Peter Riesenberg, professor emeritus of history in Arts & Sciences at Washington University in St. Louis, died in his sleep May 14, 2018, in Harpswell, Maine. He was 92.
Riesenberg, a beloved member of the faculty from 1960 until his retirement in 1993, was the mainstay of “History 101,” the history of Western civilization, for generations of students.
In his first book, “Inalienability of Sovereignty in Medieval Political Thought,” Riesenberg noticed repeated mentions of citizenship. This led to a long study of that institution, especially in a much-neglected but huge body of legal cases known as Consilia. These were legal questions put to Roman and canon lawyers for their judgment. The Consilia thus gives insight into the actual medieval duty, privilege and functions of citizens.

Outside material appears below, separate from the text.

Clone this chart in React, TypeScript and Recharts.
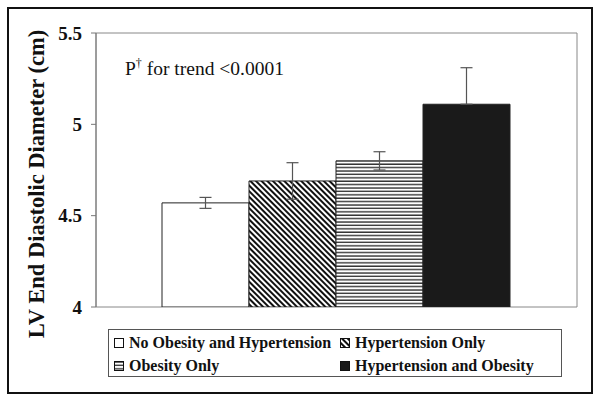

These studies resulted in “Citizenship in the Western Tradition,” a prize-winning work now translated into Mandarin. This book also developed from Riesenberg’s first published work, co-authored with John Mundy, “The Medieval Town.” And with Jack Hexter, Riesenberg contributed to a volume of readings and commentaries for classes in Western civilization.
Riesenberg was known as a legendary teacher in both large classes and seminars. At Washington University, he also was a figure in university governance, serving as the first secretary of the faculty; the first faculty member to sit with the Board of Trustees; and chair of the Faculty Senate Council.
He taught occasionally in the School of Law and with colleagues in physics and in comparative literature in Arts & Sciences.
Born in 1925 in New York, N.Y., Riesenberg entered Rutgers University in 1942. His education was interrupted by World War II, during which he served for two years in the U.S. Air Force. He graduated from Rutgers with a bachelor’s degree in 1947.
Riesenberg earned a master’s degree in history in 1949 from the University of Wisconsin and a doctorate from Columbia University in 1954. He studied in Rome on two Fulbright fellowships and a Cutting Fellowship from Columbia University.
He joined Washington University’s history department in 1960 after faculty positions at Swarthmore College and Rutgers.
Riesenberg is survived by his wife, Helen (Trudi), two daughters, Julia and Anne, four grandchildren and four great-grandchildren, as well as two stepsons and two step-grandchildren.
At Riesenberg’s request, there will be no funeral service. Riesenberg supported many charitable organizations, especially those benefiting the arts and equality. Donations are suggested in his name to a charity of one’s choice.